→ **EXERCISE**
In the entries below, find every line holding the string "with" and collect it.

[Data items]
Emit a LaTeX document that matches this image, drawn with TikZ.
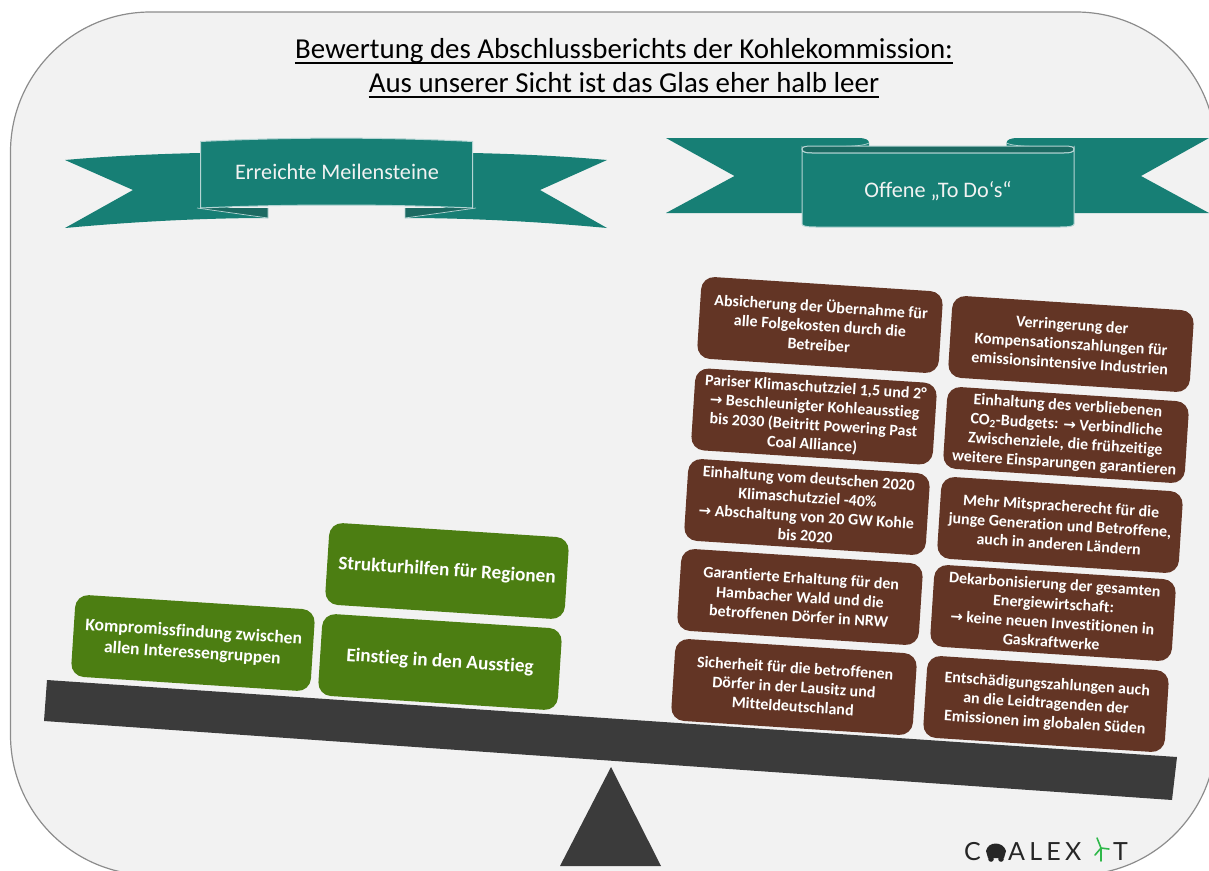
\documentclass[tikz,border=0pt]{standalone}
\usepackage{fontspec}
\setmainfont[Ligatures=NoCommon]{Carlito}
\newfontfamily\logofont[LetterSpace=17]{Lato}
\newfontfamily\arrowfont{DejaVu Sans}
\definecolor{bggray}{HTML}{F2F2F2}
\definecolor{edgegray}{HTML}{8C8C8C}
\definecolor{teal}{HTML}{177F75}
\definecolor{tealdark}{HTML}{1C6A62}
\definecolor{tealline}{HTML}{B5D5D4}
\definecolor{brownbox}{HTML}{633525}
\definecolor{greenbox}{HTML}{4C7E12}
\definecolor{beamgray}{HTML}{3B3B3B}
\definecolor{turbine}{HTML}{2FB84A}
\newcommand{\arr}{{\arrowfont\fontsize{15}{15}\selectfont →}}
\tikzset{
  x=1pt,y=-1pt,
  panel/.style={fill=bggray,draw=edgegray,line width=1.2pt},
  ribbon/.style={fill=teal},
  front/.style={fill=teal,draw=tealline,line width=1pt},
  bantext/.style={text=bggray,font=\fontsize{22.2}{22.2}\selectfont,inner sep=0pt},
  todo/.style={fill=brownbox,rounded corners=13pt,minimum width=242pt,minimum height=82pt,rotate=-3.7,
     text=white,align=center,inner sep=0pt,font=\fontsize{16}{19.2}\selectfont\bfseries},
  done/.style={fill=greenbox,rounded corners=13pt,minimum width=240pt,minimum height=82pt,rotate=-3.7,
     text=white,align=center,inner sep=0pt,font=\fontsize{19.2}{23}\selectfont\bfseries},
  titletext/.style={text=black,font=\fontsize{28.9}{34}\selectfont,inner sep=0pt,anchor=base},
  titlerule/.style={draw=black,line width=1.1pt},
  logotext/.style={text=black!85,font=\logofont\fontsize{25}{25}\selectfont,inner sep=0pt},
}
\begin{document}
\begin{tikzpicture}
\useasboundingbox (0,0) rectangle (1209,870);
\clip (0,0) rectangle (1209,870);
% background panel
\draw[panel,rounded corners=140pt] (10.5,12) rectangle (1216,875);
% title
\node[titletext] (title1) at (624,58.5) {Bewertung des Abschlussberichts der Kohlekommission:};
\node[titletext] (title2) at (624,92.5) {Aus unserer Sicht ist das Glas eher halb leer};
\draw[titlerule] ([yshift=-4.5pt]title1.base west) -- ([yshift=-4.5pt]title1.base east);
\draw[titlerule] ([yshift=-4.5pt]title2.base west) -- ([yshift=-4.5pt]title2.base east);
% left banner
\fill[ribbon] (65,160) .. controls (110,156) and (155,154) .. (200,153) -- (200,200) -- (268,218)
  .. controls (200,218) and (130,222) .. (65,228) -- (133,190) -- cycle;
\fill[ribbon] (607,160) .. controls (562,156) and (517,154) .. (473,153) -- (473,200) -- (405,218)
  .. controls (473,218) and (543,222) .. (607,228) -- (540,190) -- cycle;
\fill[tealdark] (197,208) -- (268,208) -- (268,218) -- cycle;
\fill[tealdark] (476,208) -- (405,208) -- (405,218) -- cycle;
\draw[tealline,line width=.7pt] (197,208) -- (268,218) -- (268,208);
\draw[tealline,line width=.7pt] (476,208) -- (405,218) -- (405,208);
\draw[front] (200.5,141.5) .. controls (290,137) and (383,137) .. (472.5,141.5)
  -- (472.5,208) .. controls (383,204) and (290,204) .. (200.5,208) -- cycle;
\node[bantext] (mile) at (337,172) {Erreichte Meilensteine};
% right banner
\fill[ribbon] (666,138) -- (858,138) .. controls (866,138) and (869,140) .. (869,143) -- (869,215) -- (810,213) -- (666,213) -- (734.5,176) -- cycle;
\fill[ribbon] (1209,138) -- (1018,138) .. controls (1010,138) and (1006.5,140) .. (1006.5,143) -- (1006.5,215) -- (1065,213) -- (1209,213) -- (1141,176) -- cycle;
\fill[tealdark] (802,146) rectangle (869,153);
\fill[tealdark] (1006.5,146) rectangle (1074,153);
\draw[tealline,line width=.7pt] (802,147) .. controls (825,146) and (860,148) .. (869,143);
\draw[tealline,line width=.7pt] (1074,147) .. controls (1050,146) and (1016,148) .. (1006.5,143);
\draw[front,fill=tealdark] (802,149) .. controls (802,147) and (805,146) .. (812,146) -- (1064,146)
  .. controls (1071,146) and (1074,147) .. (1074,149) .. controls (1074,152) and (1071,153) .. (1064,153)
  -- (812,153) .. controls (805,153) and (802,152) .. (802,149) -- cycle;
\draw[front] (802,149) .. controls (802,152) and (805,153) .. (812,153) -- (1064,153)
  .. controls (1071,153) and (1074,152) .. (1074,149) -- (1074,224)
  .. controls (1074,226) and (1070,227) .. (1060,227) -- (816,227) .. controls (806,227) and (802,226) .. (802,224) -- cycle;
\node[bantext] (open) at (938,191) {Offene „To Do‘s“};
% beam and fulcrum
\fill[beamgray] (47,680) -- (1177,757) -- (1172,800) -- (44,721) -- cycle;
\fill[beamgray] (611,767) -- (661,866) -- (560,866) -- cycle;
% green boxes
\node[done] (s1) at (447,571) {Strukturhilfen für Regionen};
\node[done] (s2) at (440,662) {Einstieg in den Ausstieg};
\node[done,font=\fontsize{17.6}{21}\selectfont\bfseries] (s3) at (193,643) {Kompromissfindung zwischen\\allen Interessengruppen};
% brown boxes
\node[todo] (t1) at (820,325) {Absicherung der Übernahme für\\alle Folgekosten durch die\\Betreiber};
\node[todo] (t2) at (814,416.5) {Pariser Klimaschutzziel 1,5 und 2°\\\arr{} Beschleunigter Kohleausstieg\\bis 2030 (Beitritt Powering Past\\Coal Alliance)};
\node[todo] (t3) at (807,507) {Einhaltung vom deutschen 2020\\Klimaschutzziel -40\%\\\arr{} Abschaltung von 20 GW Kohle\\bis 2020};
\node[todo] (t4) at (800,597) {Garantierte Erhaltung für den\\Hambacher Wald und die\\betroffenen Dörfer in NRW};
\node[todo] (t5) at (794,687) {Sicherheit für die betroffenen\\Dörfer in der Lausitz und\\Mitteldeutschland};
\node[todo] (t6) at (1071,344) {Verringerung der\\Kompensationszahlungen für\\emissionsintensive Industrien};
\node[todo] (t7) at (1066,435) {Einhaltung des verbliebenen\\CO\textsubscript{2}-Budgets: \arr{} Verbindliche\\Zwischenziele, die frühzeitige\\weitere Einsparungen garantieren};
\node[todo] (t8) at (1060,525) {Mehr Mitspracherecht für die\\junge Generation und Betroffene,\\auch in anderen Ländern};
\node[todo] (t9) at (1053,613) {Dekarbonisierung der gesamten\\Energiewirtschaft:\\\arr{} keine neuen Investitionen in\\Gaskraftwerke};
\node[todo] (t10) at (1046,704) {Entschädigungszahlungen auch\\an die Leidtragenden der\\Emissionen im globalen Süden};
% logo
\node[logotext,anchor=base west] (logoC) at (964,860) {C};
\node[logotext,anchor=base west] (logoM) at (1008,860) {ALEX};
\node[logotext,anchor=base west] (logoT) at (1113,860) {T};
\fill[black!85] (986,851) .. controls (988,841) and (1003,841) .. (1006,851) -- (1004,858) -- (988,858) -- cycle;
\fill[black!85] (991,859) circle (2.8pt) (1001,859) circle (2.8pt);
\draw[turbine,line width=1.6pt,line cap=round] (1101,861) -- (1101,848) (1101,848) -- (1097,838) (1101,848) -- (1109,849) (1101,848) -- (1095,855);
\end{tikzpicture}
\end{document}
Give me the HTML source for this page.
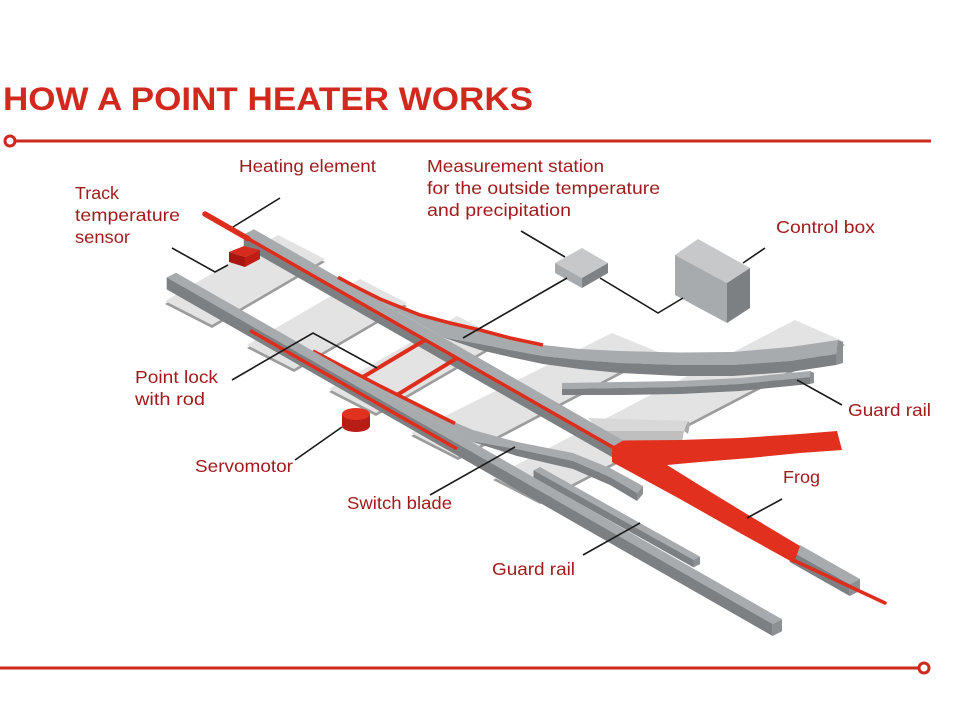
<!DOCTYPE html>
<html>
<head>
<meta charset="utf-8">
<style>
html,body{margin:0;padding:0;background:#fff;}
svg{display:block;}
text{font-family:"Liberation Sans",sans-serif;}
</style>
</head>
<body>
<svg width="968" height="726" viewBox="0 0 968 726" xmlns="http://www.w3.org/2000/svg">
<rect width="968" height="726" fill="#ffffff"/>

<!-- Title and rules -->
<text x="3" y="110" font-size="32" font-weight="bold" fill="#d2291e" textLength="530" lengthAdjust="spacingAndGlyphs">HOW A POINT HEATER WORKS</text>
<line x1="15" y1="141" x2="931" y2="141" stroke="#cc2a1f" stroke-width="3"/>
<circle cx="10" cy="141" r="5" fill="#fff" stroke="#cc2a1f" stroke-width="3"/>
<line x1="0" y1="668" x2="918" y2="668" stroke="#cc2a1f" stroke-width="3"/>
<circle cx="924" cy="668" r="5" fill="#fff" stroke="#cc2a1f" stroke-width="3"/>

<!-- Sleepers -->
<g>
  <polygon points="165,304 278,238 325,262 212,328" fill="#9c9c9c"/>
  <polygon points="165,301 278,235 325,259 212,325" fill="#e3e3e3"/>
  <polygon points="247,348 360,282 407,306 294,372" fill="#9c9c9c"/>
  <polygon points="247,345 360,279 407,303 294,369" fill="#e3e3e3"/>
  <polygon points="329,392 457,319 504,342 376,416" fill="#9c9c9c"/>
  <polygon points="329,389 457,316 504,339 376,413" fill="#e3e3e3"/>
  <polygon points="411,436 612,336 658,355 458,460" fill="#9c9c9c"/>
  <polygon points="411,433 612,333 658,352 458,457" fill="#e3e3e3"/>
  <polygon points="493,480 795,323 845,345 540,504" fill="#9c9c9c"/>
  <polygon points="493,477 795,320 845,342 540,501" fill="#e3e3e3"/>
</g>

<!-- Block near frog -->
<polygon points="588,418 688,421 684,431 600,431" fill="#d8d8d8"/>
<polygon points="600,431 684,431 682,442 608,445" fill="#bfbfbf"/>
<polygon points="688,421 690,424 688,434 684,431" fill="#a9a9a9"/>

<!-- Curved stock rail -->
<path d="M338,277.3 L360,289 L380,299 L400,307 L420,315 L450,323 L480,330 L510,338 L543,345 L580,349 L620,351 L680,352.5 L733,352 L790,347 L838,340 L836,354 L790,361 L733,365 L680,365 L620,363 L580,360 L543,356 L510,350 L480,344 L443,337.4 Z" fill="#a8abae"/>
<path d="M443,337.4 L480,344 L510,350 L543,356 L580,360 L620,363 L680,365 L733,365 L790,361 L836,354 L836,365 L790,372 L733,376 L680,376 L620,373 L580,369 L543,364 L510,357 L480,350 Z" fill="#7d8083"/>
<path d="M838,340 L843,342 L843,363 L836,365 L836,354 Z" fill="#8d9093"/>

<!-- Guard rail right -->
<path d="M562,383 L620,382 L680,381 L740,378 L810,371 L810,377 L740,384 L680,387 L620,388 L562,389 Z" fill="#a8abae"/>
<path d="M562,389 L620,388 L680,387 L740,384 L810,377 L810,384 L740,391 L680,394 L620,395 L562,395 Z" fill="#7d8083"/>
<path d="M810,371 L814,373 L814,383 L810,384 Z" fill="#8d9093"/>

<!-- Rail 1 -->
<polygon points="254,229.3 625,441.5 614.7,446.6 243.7,234.4" fill="#a8abae"/>
<polygon points="243.7,234.4 614.7,446.6 614.7,458.6 243.7,246.4" fill="#7d8083"/>
<line x1="205" y1="214" x2="248" y2="238.6" stroke="#dc2d1d" stroke-width="5.5" stroke-linecap="round"/>
<line x1="240" y1="234" x2="625" y2="454.2" stroke="#dc2d1d" stroke-width="3.5"/>

<!-- Curved rail heating wire -->
<path d="M338,277.3 L360,289 L380,299 L400,307 L420,315 L450,323 L480,330 L510,338 L543,345" fill="none" stroke="#dc2d1d" stroke-width="3.5"/>

<!-- Track temperature sensor -->
<polygon points="229,252 244,246 260,250 245,257" fill="#d62a1e"/>
<polygon points="229,252 245,257 245,267 229,262" fill="#a8140f"/>
<polygon points="245,257 260,250 260,259 245,267" fill="#c01e15"/>

<!-- Point lock rods -->
<line x1="363" y1="377" x2="425" y2="340" stroke="#dc2d1d" stroke-width="4"/>
<line x1="397" y1="395" x2="457" y2="358" stroke="#dc2d1d" stroke-width="4"/>

<!-- Switch blade (lower) -->
<path d="M313,351 L380,386 L440,416 L473,430 L517,442 L573,453 L610,468 L643,486 L637,493 L610,477 L573,461 L517,449 L470,441 Z" fill="#a8abae"/>
<path d="M470,441 L517,449 L573,461 L610,477 L637,493 L637,501 L610,485 L573,469 L517,456 Z" fill="#7d8083"/>
<path d="M643,486 L637,493 L637,501 L643,494 Z" fill="#8d9093"/>
<path d="M313,351 L380,386 L455,423.5" fill="none" stroke="#dc2d1d" stroke-width="3.5"/>

<!-- Guard rail bottom -->
<polygon points="540,467 700,556.6 693.5,559.9 533.5,470.3" fill="#a8abae"/>
<polygon points="533.5,470.3 693.5,559.9 693.5,567.4 533.5,477.8" fill="#7d8083"/>
<polygon points="700,556.6 693.5,559.9 693.5,567.4 700,564.1" fill="#8d9093"/>

<!-- Rail 2 -->
<polygon points="176,272.7 782,619.3 772.7,624 166.7,277.4" fill="#a8abae"/>
<polygon points="166.7,277.4 772.7,624 772.7,636 166.7,289.4" fill="#7d8083"/>
<polygon points="782,619.3 772.7,624 772.7,636 782,631.3" fill="#8d9093"/>
<line x1="250" y1="330.5" x2="457" y2="448.9" stroke="#dc2d1d" stroke-width="3.5"/>

<!-- Rail segment after frog -->
<polygon points="800,545 860,579 849.7,584.2 789.7,550.2" fill="#a8abae"/>
<polygon points="789.7,550.2 849.7,584.2 849.7,596 789.7,562" fill="#7d8083"/>
<polygon points="860,579 849.7,584.2 849.7,596 860,590.8" fill="#8d9093"/>

<!-- Frog -->
<polygon points="612,447 623,440.5 680,440 740,438 800,434 837,431 842,450 800,453 750,458 700,462 667,465 700,485.5 750,516 800,546 794,563 740,533 680,499 612,462" fill="#e1301e"/>
<line x1="793" y1="560" x2="885" y2="603" stroke="#dc2d1d" stroke-width="3.5" stroke-linecap="round"/>

<!-- Servomotor -->
<rect x="342" y="414" width="28" height="12" fill="#b81d15"/>
<ellipse cx="356" cy="426" rx="14" ry="6" fill="#b81d15"/>
<ellipse cx="356" cy="414" rx="14" ry="6" fill="#e0321f"/>

<!-- Measurement station box -->
<polygon points="555,263 582,248 608,263 582,278" fill="#c6c8ca"/>
<polygon points="555,263 582,278 582,288 555,273" fill="#a8abae"/>
<polygon points="582,278 608,263 608,273 582,288" fill="#7f8285"/>

<!-- Control box -->
<polygon points="675,255 698,239 750,268 727,283" fill="#c6c8ca"/>
<polygon points="675,255 727,283 727,323 675,295" fill="#a8abae"/>
<polygon points="727,283 750,268 750,308 727,323" fill="#7d8083"/>

<!-- Connector lines -->
<g fill="none" stroke="#1a1a1a" stroke-width="1.6">
  <path d="M280,198 L233,227"/>
  <path d="M172,248 L215,272 L228,265"/>
  <path d="M521,231 L565,257"/>
  <path d="M567,278 L463,338"/>
  <path d="M600,278 L658,313 L683,298"/>
  <path d="M743,263 L765,248"/>
  <path d="M232,380 L313,333 L377,368"/>
  <path d="M797,380 L842,405"/>
  <path d="M295,460 L342,427"/>
  <path d="M747,518 L782,499"/>
  <path d="M430,495 L515,447"/>
  <path d="M583,555 L640,523"/>
</g>

<!-- Labels -->
<g font-size="17.5" fill="#a01c1c">
  <text x="239" y="172" textLength="137" lengthAdjust="spacingAndGlyphs">Heating element</text>
  <text x="75" y="199" textLength="44" lengthAdjust="spacingAndGlyphs">Track</text>
  <text x="75" y="221" textLength="105" lengthAdjust="spacingAndGlyphs">temperature</text>
  <text x="75" y="243" textLength="55" lengthAdjust="spacingAndGlyphs">sensor</text>
  <text x="427" y="172" textLength="177" lengthAdjust="spacingAndGlyphs">Measurement station</text>
  <text x="427" y="194" textLength="233" lengthAdjust="spacingAndGlyphs">for the outside temperature</text>
  <text x="427" y="216" textLength="144" lengthAdjust="spacingAndGlyphs">and precipitation</text>
  <text x="776" y="233" textLength="99" lengthAdjust="spacingAndGlyphs">Control box</text>
  <text x="135" y="383" textLength="83" lengthAdjust="spacingAndGlyphs">Point lock</text>
  <text x="135" y="405" textLength="70" lengthAdjust="spacingAndGlyphs">with rod</text>
  <text x="848" y="416" textLength="83" lengthAdjust="spacingAndGlyphs">Guard rail</text>
  <text x="195" y="472" textLength="98" lengthAdjust="spacingAndGlyphs">Servomotor</text>
  <text x="783" y="483" textLength="37" lengthAdjust="spacingAndGlyphs">Frog</text>
  <text x="347" y="509" textLength="105" lengthAdjust="spacingAndGlyphs">Switch blade</text>
  <text x="492" y="575" textLength="83" lengthAdjust="spacingAndGlyphs">Guard rail</text>
</g>
</svg>
</body>
</html>
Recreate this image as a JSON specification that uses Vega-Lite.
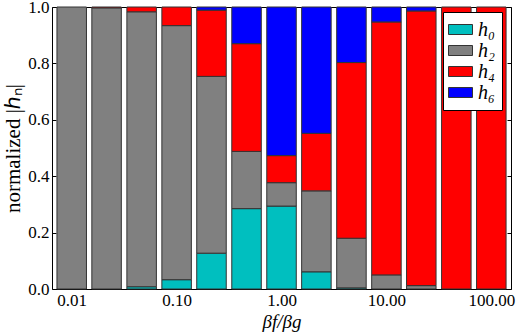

→ **THE SOLUTION**
Emit a LaTeX document that matches this image, drawn with TikZ.
  <text x="135" y="405" textLength="70" lengthAdjust="spacingAndGlyphs">with rod</text>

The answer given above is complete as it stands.